After years of being vacant, a DTES property (95 W Hastings at Abbot) is to become a 10-storey 132-unit market rental building, with retail, built by the Holborn Group. Just as soon, that is, as they get their Trump Tower into operation and their Little Mountain 17-building, 15-acre 8-year project past planning stage. It will be another change in an area that has been moving away from dereliction for years.
The design is by architect Gair Williamson.
Rental units (132) consist of 83 studios, 3-1 BR, 46-2 BR. Parking for 74 vehicles and 167 bicycles. Three commercial / retail units at street level. Floor plan detail HERE. None of the units is large.
Thanks to Frances Bula in the Globe and Mail for the tip.














While I am happy to see something more in keeping with the traditional scale of Hastings Street (than a 150′ building would be), it’s too bad that the building fills the entire site to all property lines. A couple of feet setback for additional pedestrian space on both streets would help this very busy location a lot. Perhaps on the ground floor only, as at the recently built SFU mixed use building at W. Hastings and Hamilton? I don’t think the modest loss of density would matter much, this looks like about 10FSR of so anyway.

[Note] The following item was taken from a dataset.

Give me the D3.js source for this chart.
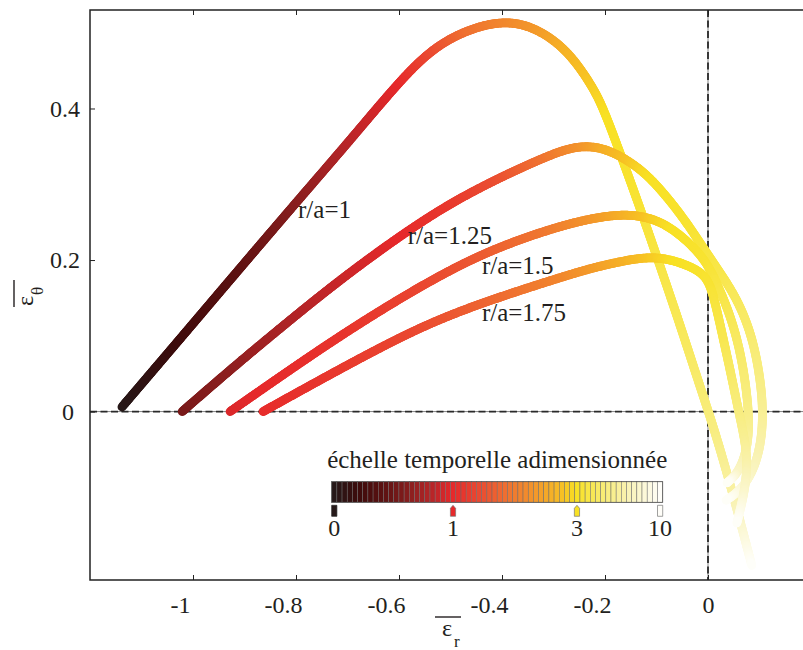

Yes, note the only setbacks are reserved for the penthouse floors. Welcome to the future.
The plans show the Hastings Street sidewalk at 14′ 1″, and Abbott Street at 10′ 7″. Apart from being quaintly Imperial, they don’t seem particularly mean. With heritage buildings to the east on the same block having a similar sidewalk width (which doesn’t seem inadequate), reflecting the street dimensions seems OK. The density of the building is quite a bit less than 10 – it’s 7.6 FSR.
You may know that the COV tries to have at least a 12′ sidewalk wherever possible. That is possible on Abbott here.
Presumably if they feel strongly that an extra 17″ makes a difference here, they’ll negotiate that change – especially as this a rezoning. It won’t alter the width on the block as a whole, as there’s an SRO to the north across the lane with a narrower sidewalk. The West Hastings sidewalk seems to be the more important one in this location.
True, that.
Hi – John or Andy. I agree about Hastings, but why shoot so low? I’d be happy with just a couple of extra feet on most busy city sidewalks, like the 2′ setback the COV requires in many C-zones to allow for projections, bay windows, cornices, extra pedestrian space, etc. In this location it may only be needed on the first floor or two. A sunny southern exposure might even allow for sidewalk seating, which Hastings Street could really use. Maybe 4-5′ would be better here!
Here’s a list of things that impede whatever width our sidewalks happen to be: street signs and traffic signal poles, light poles, power poles, parking meters, fire hydrants, bike racks, trees, planters, benches, electrical boxes, newspaper boxes, mail boxes, food trucks, sandwich boards…
Widening sidewalks by forcing new buildings to be set back further is a century long project.
Widening sidewalks by removing street parking and/or travel lanes could be done within years.
It’s long past time to start doing this on many roads in our core. You’d be surprised, once you start looking, just how under-used many downtown roadways are. Seymour north of Georgia is nearly empty most of the day. Burrard north of Dunsmuir need only be one lane each way and there are no storefronts – so rid the street of parking and use those four lanes for wider sidewalks and protected bike lanes.